Legal Eagle Eye Newsletter for the Nursing Profession(3)12 Sep 95

 

Quick Summary: An employer’s knowledge of an employee’s dangerous propensities is relevant to the employer’s legal duty of care, and to assessing the scope of potential harm that could result from a breach of the legal duty of care, although a health care employer is not required to conduct routine background checks of employees’ psychiatric histories.

   The hospital learned of the employee’s psychiatric history and his attraction to young males when the employee consulted a counselor in the hospital’s in-house employee assistance program.

   If the counselor determined there was a threat to young male patients from this employee’s dangerous propensities, there was an ethical duty to disclose that information, and for the hospital to act upon it, by imposing adequate supervision to prevent harm to young male patients.

   That the harm to this patient occurred after discharge and after the employee was terminated did not absolve the hospital. Sexual predators are known to "groom" their victims before abusing them. COURT OF APPEALS OF IDAHO, 1995.

   A case was filed in court in Idaho against a hospital over sexual abuse perpetrated on a young male former patient by an adult male respiratory therapist who met the youth during his stay as an automobile accident victim. The man gave the boy, then thirteen years of age, his phone number as he was being discharged and asked the boy to call him. About a month after his release, the boy contacted the hospital employee and began seeing him.
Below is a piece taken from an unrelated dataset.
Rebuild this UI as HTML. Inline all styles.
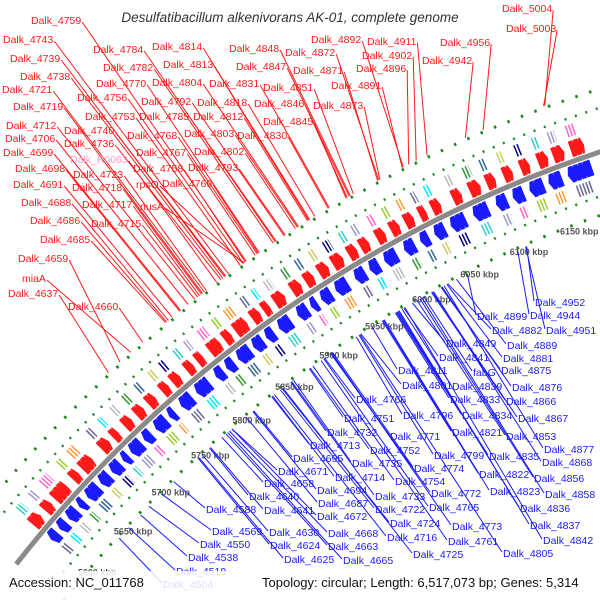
<!DOCTYPE html>
<html><head><meta charset="utf-8"><style>
html,body{margin:0;padding:0;background:#fff}
svg{display:block;font-family:"Liberation Sans",sans-serif}
</style></head><body>
<svg id="map" width="600" height="600" viewBox="0 0 600 600">
<rect width="600" height="600" fill="#fff"/>
<g id="rings"></g>
<g id="lines"></g>
<g id="labels"></g>
<text x="290" y="22" text-anchor="middle" font-style="italic" font-size="13.5" fill="#333">Desulfatibacillum alkenivorans AK-01, complete genome</text>
<rect x="0" y="571" width="600" height="29" fill="#fff" fill-opacity="0.85"/>
<text x="9" y="587" font-size="13" fill="#111">Accession: NC_011768</text>
<text x="262" y="587" font-size="13" fill="#111">Topology: circular; Length: 6,517,073 bp; Genes: 5,314</text>
</svg>
<script>
const tickKbp = [5600,5650,5700,5750,5800,5850,5900,5950,6000,6050,6100,6150];
const fwdGeneStart = [5596,5612,5625,5648,5660,5684,5698,5712,5726,5740,5756,5768,5784,5796,5810,5826,5838,5856,5868,5880,5898,5912,5926,5940,5956,5968,5984,5998,6012,6026,6038,6058,6074,6090,6106,6122,6138,6152,6168];
const fwdGeneEnd   = [5606,5620,5640,5655,5672,5693,5704,5720,5734,5748,5763,5776,5791,5802,5821,5833,5850,5864,5874,5890,5907,5920,5935,5950,5964,5976,5992,6006,6020,6032,6046,6066,6084,6098,6114,6130,6147,6162,6180];
const revGeneStart = [5596,5608,5620,5634,5645,5662,5676,5690,5700,5716,5730,5746,5760,5778,5800,5812,5825,5842,5856,5870,5890,5904,5915,5930,5950,5965,5980,6000,6016,6030,6046,6068,6090,6106,6122,6140,6158];
const revGeneEnd   = [5604,5616,5630,5640,5658,5672,5686,5696,5712,5724,5742,5752,5772,5792,5808,5820,5838,5852,5864,5882,5900,5910,5925,5942,5960,5974,5992,6010,6024,6040,6060,6082,6100,6116,6135,6152,6180];
const fwdNames = ["Dalk_4759","Dalk_4743","Dalk_4739","Dalk_4738","Dalk_4721","Dalk_4719","Dalk_4712","Dalk_4706","Dalk_4699","Dalk_4698","Dalk_4691","Dalk_4688","Dalk_4686","Dalk_4685","Dalk_4659","miaA","Dalk_4637","Dalk_4660","Dalk_4784","Dalk_4782","Dalk_4770","Dalk_4756","Dalk_4753","Dalk_4740","Dalk_4736","Dalk_R0063","Dalk_4723","Dalk_4718","Dalk_4717","Dalk_4715","Dalk_4814","Dalk_4813","Dalk_4804","Dalk_4792","Dalk_4785","Dalk_4768","Dalk_4767","Dalk_4758","rpsO","nusA","Dalk_4769","Dalk_4803","Dalk_4802","Dalk_4793","Dalk_4818","Dalk_4812","Dalk_4831","Dalk_4848","Dalk_4847","Dalk_4846","Dalk_4845","Dalk_4830","Dalk_4851","Dalk_4871","Dalk_4872","Dalk_4892","Dalk_4911","Dalk_4902","Dalk_4896","Dalk_4891","Dalk_4873","Dalk_4956","Dalk_4942","Dalk_5004","Dalk_5003"];
const fwdKbp = [5880,5862,5858,5856,5837,5835,5827,5820,5812,5811,5803,5799,5797,5796,5746,5758,5733,5771,5909,5907,5893,5877,5874,5859,5854,5850,5839,5834,5832,5830,5943,5942,5932,5918,5910,5891,5889,5879,5877,5878,5892,5931,5929,5919,5948,5941,5962,5982,5981,5979,5978,5961,5985,6008,6009,6032,6054,6044,6037,6031,6010,6105,6089,6160,6159];
const fwdLx = [31,3,10,20,2,13,6,5,3,15,13,21,30,40,18,22,8,68,93,103,96,77,85,64,64,70,73,72,82,91,152,163,152,141,139,127,136,133,136,140,162,184,194,188,197,193,209,229,236,254,263,237,263,293,285,311,367,362,356,331,313,440,422,502,506];
const fwdLy = [20,39,58,76,89,106,125,138,152,168,184,202,220,239,258,278,293,306,49,67,83,97,116,130,143,159,174,187,204,223,46,64,82,101,116,135,152,168,184,206,183,133,151,167,102,116,83,48,66,103,121,135,87,70,52,39,41,55,68,85,105,42,60,8,28];
const revNames = ["Dalk_4952","Dalk_4944","Dalk_4899","Dalk_4882","Dalk_4951","Dalk_4849","Dalk_4889","Dalk_4841","Dalk_4881","Dalk_4811","fabG","Dalk_4875","Dalk_4801","Dalk_4839","Dalk_4876","Dalk_4766","Dalk_4833","Dalk_4866","Dalk_4796","Dalk_4834","Dalk_4867","Dalk_4751","Dalk_4821","Dalk_4853","Dalk_4732","Dalk_4771","Dalk_4713","Dalk_4752","Dalk_4799","Dalk_4835","Dalk_4877","Dalk_4868","Dalk_4695","Dalk_4735","Dalk_4774","Dalk_4671","Dalk_4714","Dalk_4822","Dalk_4856","Dalk_4754","Dalk_4658","Dalk_4694","Dalk_4823","Dalk_4772","Dalk_4858","Dalk_4640","Dalk_4687","Dalk_4733","Dalk_4765","Dalk_4641","Dalk_4722","Dalk_4836","Dalk_4588","Dalk_4672","Dalk_4569","Dalk_4668","Dalk_4724","Dalk_4630","Dalk_4716","Dalk_4773","Dalk_4837","Dalk_4550","Dalk_4624","Dalk_4663","Dalk_4761","Dalk_4842","Dalk_4538","Dalk_4625","Dalk_4665","Dalk_4725","Dalk_4805","Dalk_4519","Dalk_4504"];
const revKbp = [6100,6091,6040,6020,6099,5983,6029,5974,6019,5940,5995,6013,5928,5972,6014,5888,5965,6003,5923,5966,6004,5871,5951,5988,5850,5895,5828,5872,5926,5967,6016,6005,5807,5853,5897,5781,5829,5952,5991,5875,5769,5806,5953,5895,5993,5754,5798,5851,5887,5755,5838,5968,5709,5781,5693,5778,5840,5745,5831,5896,5969,5677,5740,5774,5884,5975,5666,5741,5776,5841,5927,5650,5637];
const revLx = [535,530,477,492,546,446,507,439,503,398,473,501,402,452,512,356,450,506,403,462,518,344,452,506,327,390,310,370,434,489,544,542,293,352,414,278,335,479,534,395,264,317,490,431,545,249,318,375,429,264,375,520,206,317,212,328,390,269,387,452,530,200,270,328,448,543,188,284,343,413,503,176,163];
const revLy = [302,315,316,330,330,343,345,357,358,370,372,370,385,386,387,399,399,401,415,415,418,418,432,436,432,436,445,450,455,456,449,462,458,463,468,471,477,474,478,481,483,490,491,493,494,496,503,496,507,510,509,508,509,516,531,533,523,532,537,526,525,544,545,546,541,540,557,559,560,554,553,571,584];

const NS="http://www.w3.org/2000/svg";
const cx=993, cy=1328, R=1240;
function ang(k){return (-47.2+0.05306*(k-5650))*Math.PI/180;}
function px(r,k){return cx+r*Math.sin(ang(k));}
function py(r,k){return cy-r*Math.cos(ang(k));}
function arcD(r,s,e){return `M${px(r,s).toFixed(1)},${py(r,s).toFixed(1)} A${r},${r} 0 0 1 ${px(r,e).toFixed(1)},${py(r,e).toFixed(1)}`;}
function pt(r,k){return px(r,k).toFixed(1)+','+py(r,k).toFixed(1);}
function mk(tag,attrs,parent){const el=document.createElementNS(NS,tag);for(const a in attrs)el.setAttribute(a,attrs[a]);parent.appendChild(el);return el;}
const rings=document.getElementById('rings'), lines=document.getElementById('lines'), labels=document.getElementById('labels');
const K0=5560,K1=6240;
[[R+42,'2 9',2.5],[R+60,'2.5 12',3],[R-42,'2 9',2.5],[R-60,'2.5 12',3]].forEach(d=>{
  const el=mk('path',{d:arcD(d[0],K0,K1),fill:'none',stroke:'#1c8a1c','stroke-width':d[2],'stroke-dasharray':d[1]},rings);
  
  
});
const bb=mk('path',{d:arcD(R,K0,K1),fill:'none',stroke:'#8a8a8a','stroke-width':5},rings);


const cogColors=['#33cccc','#9999cc','#ff66cc','#99cc33','#ff9933','#666699','#00e5ff','#bbbbbb','#339933','#336699','#cccc66','#000080'];
function drawGenes(starts,ends,r1,r2,color,fwd,name){
  starts.forEach((s,i)=>{
    const e=ends[i];
    for(let a=s;a<e-1;a+=4.5){
      const b=Math.min(e,a+6), tip=Math.min(2.5,(b-a)/2), m=(r1+r2)/2;
      let p;
      if(fwd) p=[pt(r1,a),pt(r2,a),pt(r2,b-tip),pt(m,b),pt(r1,b-tip)];
      else p=[pt(r1,b),pt(r2,b),pt(r2,a+tip),pt(m,a),pt(r1,a+tip)];
      const g=mk('polygon',{points:p.join(' '),fill:color,stroke:color,'stroke-width':0.5},rings);
      
      
    }
  });
}
drawGenes(fwdGeneStart,fwdGeneEnd,R+4,R+20,'#ff1a1a',true,'forward-gene');
drawGenes(revGeneStart,revGeneEnd,R-4,R-20,'#1a1aff',false,'reverse-gene');
function drawCog(starts,ends,rmid,off,name){
  starts.forEach((s,i)=>{
    const e=ends[i];
    const a=s+(e-s)*0.15, b=s+(e-s)*0.75;
    const c=mk('path',{d:arcD(rmid,a,b),fill:'none',stroke:cogColors[(i+off)%cogColors.length],'stroke-width':12,'stroke-dasharray':'1.5 1.8'},rings);
    
    
  });
}
drawCog(fwdGeneStart,fwdGeneEnd,R+30,0,'forward-cog-bar');
drawCog(revGeneStart,revGeneEnd,R-30,5,'reverse-cog-bar');
tickKbp.forEach(k=>{
  const t=mk('text',{x:px(R-68,k).toFixed(1),y:(py(R-68,k)+3).toFixed(1),'text-anchor':'middle','font-size':9,'font-weight':'bold',fill:'#555'},rings);
  t.textContent=k+' kbp';
  
  
});
fwdNames.forEach((n,i)=>{
  const t=mk('text',{x:fwdLx[i],y:fwdLy[i]+4,'font-size':10.5,fill:n==='Dalk_R0063'?'#ff99cc':'#ff1a1a'},labels);
  t.textContent=n;
  
  
  const w=t.getComputedTextLength();
  const l=mk('line',{x1:fwdLx[i]+w+1,y1:fwdLy[i]+2,x2:px(R+62,fwdKbp[i]).toFixed(1),y2:py(R+62,fwdKbp[i]).toFixed(1),stroke:'#ff1a1a','stroke-width':1},lines);
  
  
});
revNames.forEach((n,i)=>{
  const t=mk('text',{x:revLx[i],y:revLy[i]+4,'font-size':10.5,fill:'#1a1aff'},labels);
  t.textContent=n;
  
  
  const l=mk('line',{x1:revLx[i]-1,y1:revLy[i]-1,x2:px(R-62,revKbp[i]).toFixed(1),y2:py(R-62,revKbp[i]).toFixed(1),stroke:'#1a1aff','stroke-width':1},lines);
  
  
});
</script>
</body></html>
With his parents’ permission, the boy visited with the employee regularly and the boy often spent the night at the employee’s residence. The hospital employee took the boy on numerous camping trips and in general appeared to befriend the boy, according to the court record in the case.

   The hospital employee was terminated for misconduct involving young male employees of the hospital, under the age of twenty-one, whom he allegedly invited to his home and promised to provide alcohol.

   After his termination from the hospital, he began to sexually abuse the boy in question. The abuse continued for more than three years, until the boy’s father reported him to the police, which resulted in the former hospital employee being convicted of the criminal offense of lewd conduct with a minor and incarceration in an Idaho state correctional facility.

   Suit was then brought against the hospital. The suit alleged that the hospital was negligent in its hiring, supervision and retention of the employee in question, and that the hospital’s negligence in this regard had caused the boy to be sexually abused.

   There was testimony of psychiatric expert witnesses who described the "protracted grooming process" that sexual predators use with their victims. Thus, harm could be expected long after first contact with a potential victim. "John Doe" vs. Sisters of the Holy Cross, 895 P. 2d 1229 (Idaho App., 1995).